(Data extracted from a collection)
::::::

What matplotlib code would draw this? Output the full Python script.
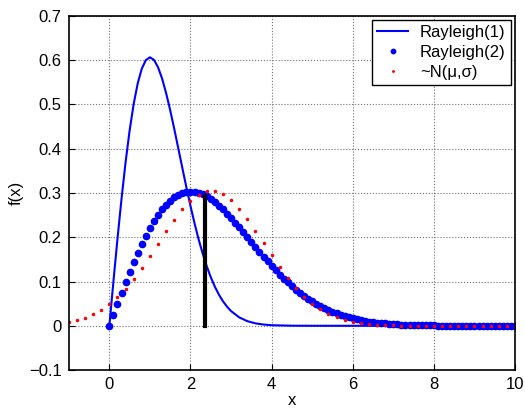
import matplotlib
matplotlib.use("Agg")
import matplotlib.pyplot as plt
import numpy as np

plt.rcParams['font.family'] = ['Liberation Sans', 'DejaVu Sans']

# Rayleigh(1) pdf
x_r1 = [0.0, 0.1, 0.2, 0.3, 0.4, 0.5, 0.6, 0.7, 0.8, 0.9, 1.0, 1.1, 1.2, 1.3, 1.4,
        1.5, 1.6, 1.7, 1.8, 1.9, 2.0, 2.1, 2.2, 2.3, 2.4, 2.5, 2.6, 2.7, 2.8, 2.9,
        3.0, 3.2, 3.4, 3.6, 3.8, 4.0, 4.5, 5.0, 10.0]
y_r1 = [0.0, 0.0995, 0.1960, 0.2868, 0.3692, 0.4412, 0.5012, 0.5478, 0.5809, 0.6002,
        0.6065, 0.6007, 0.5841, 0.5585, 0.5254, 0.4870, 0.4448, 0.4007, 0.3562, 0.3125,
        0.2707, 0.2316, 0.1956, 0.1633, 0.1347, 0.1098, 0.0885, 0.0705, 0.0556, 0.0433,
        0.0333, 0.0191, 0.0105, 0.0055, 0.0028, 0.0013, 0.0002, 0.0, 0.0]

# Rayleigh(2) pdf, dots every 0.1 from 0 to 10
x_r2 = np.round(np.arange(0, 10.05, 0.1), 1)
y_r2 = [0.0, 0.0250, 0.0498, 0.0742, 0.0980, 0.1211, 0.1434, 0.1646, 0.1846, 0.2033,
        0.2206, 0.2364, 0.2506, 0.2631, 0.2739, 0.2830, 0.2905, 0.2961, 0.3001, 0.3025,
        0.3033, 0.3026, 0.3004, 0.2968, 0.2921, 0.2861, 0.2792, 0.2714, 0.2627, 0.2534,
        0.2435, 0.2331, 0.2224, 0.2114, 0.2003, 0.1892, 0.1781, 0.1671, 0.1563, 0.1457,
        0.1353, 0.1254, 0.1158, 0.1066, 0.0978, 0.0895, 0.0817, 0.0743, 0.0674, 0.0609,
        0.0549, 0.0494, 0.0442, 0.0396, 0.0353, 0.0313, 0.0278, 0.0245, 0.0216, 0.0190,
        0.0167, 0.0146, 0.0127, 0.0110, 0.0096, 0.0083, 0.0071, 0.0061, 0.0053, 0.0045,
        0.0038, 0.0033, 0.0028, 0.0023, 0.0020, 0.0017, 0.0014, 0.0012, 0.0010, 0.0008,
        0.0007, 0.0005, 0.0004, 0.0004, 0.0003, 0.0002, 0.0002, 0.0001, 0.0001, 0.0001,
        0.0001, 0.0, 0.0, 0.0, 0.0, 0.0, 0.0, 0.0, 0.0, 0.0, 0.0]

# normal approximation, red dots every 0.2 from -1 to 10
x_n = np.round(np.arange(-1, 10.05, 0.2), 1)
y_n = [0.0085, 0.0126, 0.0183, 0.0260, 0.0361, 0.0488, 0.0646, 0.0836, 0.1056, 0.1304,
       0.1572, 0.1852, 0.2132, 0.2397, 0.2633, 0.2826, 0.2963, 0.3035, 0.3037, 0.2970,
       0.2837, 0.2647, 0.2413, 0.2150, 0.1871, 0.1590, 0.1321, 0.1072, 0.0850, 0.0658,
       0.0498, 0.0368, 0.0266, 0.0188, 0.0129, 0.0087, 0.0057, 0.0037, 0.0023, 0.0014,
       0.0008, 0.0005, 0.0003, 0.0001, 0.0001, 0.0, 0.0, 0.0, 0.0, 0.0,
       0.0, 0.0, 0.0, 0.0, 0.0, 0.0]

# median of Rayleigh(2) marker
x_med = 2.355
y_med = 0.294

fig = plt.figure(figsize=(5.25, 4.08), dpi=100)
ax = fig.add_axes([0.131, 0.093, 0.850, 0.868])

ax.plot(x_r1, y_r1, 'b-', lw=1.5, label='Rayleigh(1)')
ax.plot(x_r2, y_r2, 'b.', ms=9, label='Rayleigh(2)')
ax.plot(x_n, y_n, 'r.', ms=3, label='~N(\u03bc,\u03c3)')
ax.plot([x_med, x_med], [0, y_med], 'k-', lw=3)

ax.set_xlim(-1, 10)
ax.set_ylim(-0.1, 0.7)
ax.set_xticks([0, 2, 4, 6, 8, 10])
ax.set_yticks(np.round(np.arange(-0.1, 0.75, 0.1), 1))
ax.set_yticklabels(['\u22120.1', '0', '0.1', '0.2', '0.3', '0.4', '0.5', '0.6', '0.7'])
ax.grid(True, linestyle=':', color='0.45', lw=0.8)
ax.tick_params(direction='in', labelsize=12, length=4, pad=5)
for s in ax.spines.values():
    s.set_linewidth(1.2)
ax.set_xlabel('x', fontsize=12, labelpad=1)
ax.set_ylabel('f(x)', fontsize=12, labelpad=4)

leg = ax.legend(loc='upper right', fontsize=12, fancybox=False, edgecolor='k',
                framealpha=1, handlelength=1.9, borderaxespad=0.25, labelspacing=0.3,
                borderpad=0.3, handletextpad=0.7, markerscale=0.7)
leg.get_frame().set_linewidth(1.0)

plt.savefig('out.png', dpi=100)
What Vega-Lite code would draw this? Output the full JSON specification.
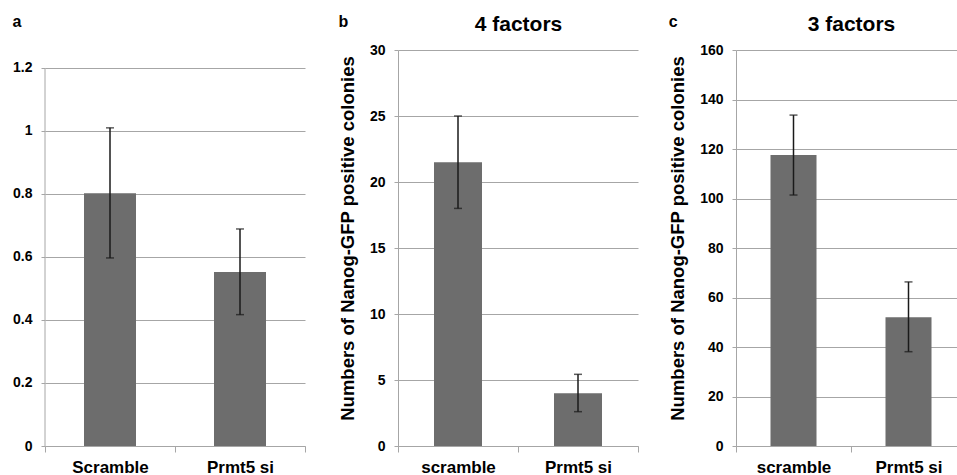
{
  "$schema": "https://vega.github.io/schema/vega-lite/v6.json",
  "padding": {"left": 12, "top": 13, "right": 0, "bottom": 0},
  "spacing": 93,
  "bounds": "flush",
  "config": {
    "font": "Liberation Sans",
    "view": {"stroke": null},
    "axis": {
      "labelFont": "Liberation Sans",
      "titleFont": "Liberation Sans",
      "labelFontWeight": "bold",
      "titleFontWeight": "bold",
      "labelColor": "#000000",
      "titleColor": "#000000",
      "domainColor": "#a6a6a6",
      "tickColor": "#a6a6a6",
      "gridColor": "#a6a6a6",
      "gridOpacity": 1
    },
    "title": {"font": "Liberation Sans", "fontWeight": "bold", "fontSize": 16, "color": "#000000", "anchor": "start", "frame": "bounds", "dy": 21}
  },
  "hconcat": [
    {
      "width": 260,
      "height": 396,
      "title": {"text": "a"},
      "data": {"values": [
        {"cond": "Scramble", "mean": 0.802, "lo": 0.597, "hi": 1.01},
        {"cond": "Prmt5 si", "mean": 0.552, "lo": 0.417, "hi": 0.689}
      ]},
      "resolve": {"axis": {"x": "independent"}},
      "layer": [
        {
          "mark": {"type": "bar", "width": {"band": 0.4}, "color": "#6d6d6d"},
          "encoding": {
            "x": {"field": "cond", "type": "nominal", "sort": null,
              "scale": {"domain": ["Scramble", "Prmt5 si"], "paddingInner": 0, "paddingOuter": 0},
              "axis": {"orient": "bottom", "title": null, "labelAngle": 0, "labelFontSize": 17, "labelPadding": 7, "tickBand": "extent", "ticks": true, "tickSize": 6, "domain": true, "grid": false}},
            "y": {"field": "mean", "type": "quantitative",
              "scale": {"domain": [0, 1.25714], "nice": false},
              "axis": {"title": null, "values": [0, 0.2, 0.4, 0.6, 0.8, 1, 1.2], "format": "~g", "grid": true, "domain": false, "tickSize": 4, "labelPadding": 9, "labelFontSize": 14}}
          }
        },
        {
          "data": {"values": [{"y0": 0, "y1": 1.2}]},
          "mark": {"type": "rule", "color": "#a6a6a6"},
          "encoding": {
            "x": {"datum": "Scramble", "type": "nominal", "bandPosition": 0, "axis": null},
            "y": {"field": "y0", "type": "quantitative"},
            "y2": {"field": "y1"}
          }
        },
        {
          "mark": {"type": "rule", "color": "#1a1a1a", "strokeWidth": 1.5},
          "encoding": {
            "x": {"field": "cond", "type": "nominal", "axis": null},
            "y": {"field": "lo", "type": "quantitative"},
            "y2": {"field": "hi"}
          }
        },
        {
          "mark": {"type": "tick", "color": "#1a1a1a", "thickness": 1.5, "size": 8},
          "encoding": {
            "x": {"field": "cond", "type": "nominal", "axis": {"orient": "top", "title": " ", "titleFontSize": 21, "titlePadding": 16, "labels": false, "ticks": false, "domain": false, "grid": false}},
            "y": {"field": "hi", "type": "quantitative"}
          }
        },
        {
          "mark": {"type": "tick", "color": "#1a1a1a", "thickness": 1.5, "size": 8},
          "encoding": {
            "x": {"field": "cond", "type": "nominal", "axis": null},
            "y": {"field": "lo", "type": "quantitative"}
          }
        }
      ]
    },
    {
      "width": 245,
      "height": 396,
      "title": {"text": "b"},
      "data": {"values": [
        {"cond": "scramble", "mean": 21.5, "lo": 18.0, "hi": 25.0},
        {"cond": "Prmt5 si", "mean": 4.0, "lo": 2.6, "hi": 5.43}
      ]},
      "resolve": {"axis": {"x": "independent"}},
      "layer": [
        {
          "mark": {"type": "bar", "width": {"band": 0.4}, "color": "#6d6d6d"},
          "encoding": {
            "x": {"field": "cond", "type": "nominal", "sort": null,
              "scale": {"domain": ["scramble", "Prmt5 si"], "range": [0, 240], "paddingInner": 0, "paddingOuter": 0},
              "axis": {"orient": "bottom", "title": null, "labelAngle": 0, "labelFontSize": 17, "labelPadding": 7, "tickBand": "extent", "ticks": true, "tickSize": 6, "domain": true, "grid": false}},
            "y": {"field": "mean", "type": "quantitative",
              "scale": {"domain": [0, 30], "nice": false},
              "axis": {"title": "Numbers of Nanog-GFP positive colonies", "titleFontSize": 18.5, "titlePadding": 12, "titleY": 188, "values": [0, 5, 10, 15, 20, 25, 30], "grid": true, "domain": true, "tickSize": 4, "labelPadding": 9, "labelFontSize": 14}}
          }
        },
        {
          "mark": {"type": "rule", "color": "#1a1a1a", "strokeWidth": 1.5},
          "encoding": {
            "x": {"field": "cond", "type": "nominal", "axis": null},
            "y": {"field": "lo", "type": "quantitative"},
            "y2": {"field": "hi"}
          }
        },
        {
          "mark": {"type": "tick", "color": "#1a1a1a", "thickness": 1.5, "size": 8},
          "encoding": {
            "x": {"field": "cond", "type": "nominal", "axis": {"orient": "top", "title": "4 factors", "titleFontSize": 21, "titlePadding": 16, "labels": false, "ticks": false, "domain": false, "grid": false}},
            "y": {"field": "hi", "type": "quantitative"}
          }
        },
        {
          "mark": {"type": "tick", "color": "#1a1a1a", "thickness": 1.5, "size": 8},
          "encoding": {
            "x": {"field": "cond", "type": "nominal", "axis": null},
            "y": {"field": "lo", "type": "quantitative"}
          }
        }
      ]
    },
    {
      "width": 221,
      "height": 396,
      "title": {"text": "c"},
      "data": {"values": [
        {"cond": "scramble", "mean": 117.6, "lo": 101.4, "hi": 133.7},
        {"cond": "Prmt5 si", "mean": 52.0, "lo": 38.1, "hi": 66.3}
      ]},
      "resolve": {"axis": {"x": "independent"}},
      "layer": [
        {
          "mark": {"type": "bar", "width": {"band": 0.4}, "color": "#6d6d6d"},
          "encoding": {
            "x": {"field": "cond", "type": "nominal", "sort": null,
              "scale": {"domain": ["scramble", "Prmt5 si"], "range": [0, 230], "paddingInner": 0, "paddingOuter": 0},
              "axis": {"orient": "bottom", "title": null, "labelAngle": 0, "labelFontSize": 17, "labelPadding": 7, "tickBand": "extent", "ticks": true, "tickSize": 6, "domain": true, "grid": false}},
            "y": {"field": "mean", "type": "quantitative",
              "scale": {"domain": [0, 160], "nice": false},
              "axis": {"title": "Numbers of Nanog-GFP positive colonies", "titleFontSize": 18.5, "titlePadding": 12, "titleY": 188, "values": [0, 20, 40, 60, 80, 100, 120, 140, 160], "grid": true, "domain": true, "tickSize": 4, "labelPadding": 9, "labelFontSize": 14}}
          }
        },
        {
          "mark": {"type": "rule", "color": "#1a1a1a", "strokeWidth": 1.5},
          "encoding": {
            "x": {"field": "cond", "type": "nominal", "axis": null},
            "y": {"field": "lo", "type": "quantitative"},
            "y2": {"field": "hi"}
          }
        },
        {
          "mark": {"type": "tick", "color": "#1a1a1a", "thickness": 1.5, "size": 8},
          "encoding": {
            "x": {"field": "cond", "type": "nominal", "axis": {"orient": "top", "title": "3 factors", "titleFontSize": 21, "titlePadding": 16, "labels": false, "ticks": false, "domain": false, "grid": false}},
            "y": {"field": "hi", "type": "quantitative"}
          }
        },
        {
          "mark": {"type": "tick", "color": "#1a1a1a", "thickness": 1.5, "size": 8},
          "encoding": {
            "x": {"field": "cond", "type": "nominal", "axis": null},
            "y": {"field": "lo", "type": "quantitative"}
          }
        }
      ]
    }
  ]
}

::::::

--- Stated goal ---
Repeat the lines above, starting at the first and stopping after the line that holds "plt.rcParams['font.family'] = ['Liberation", with the pictures left out.

--- The result ---
What matplotlib code would draw this? Output the full Python script.
import matplotlib
matplotlib.use("Agg")
import matplotlib.pyplot as plt
import numpy as np

plt.rcParams['font.family'] = ['Liberation Sans', 'DejaVu Sans']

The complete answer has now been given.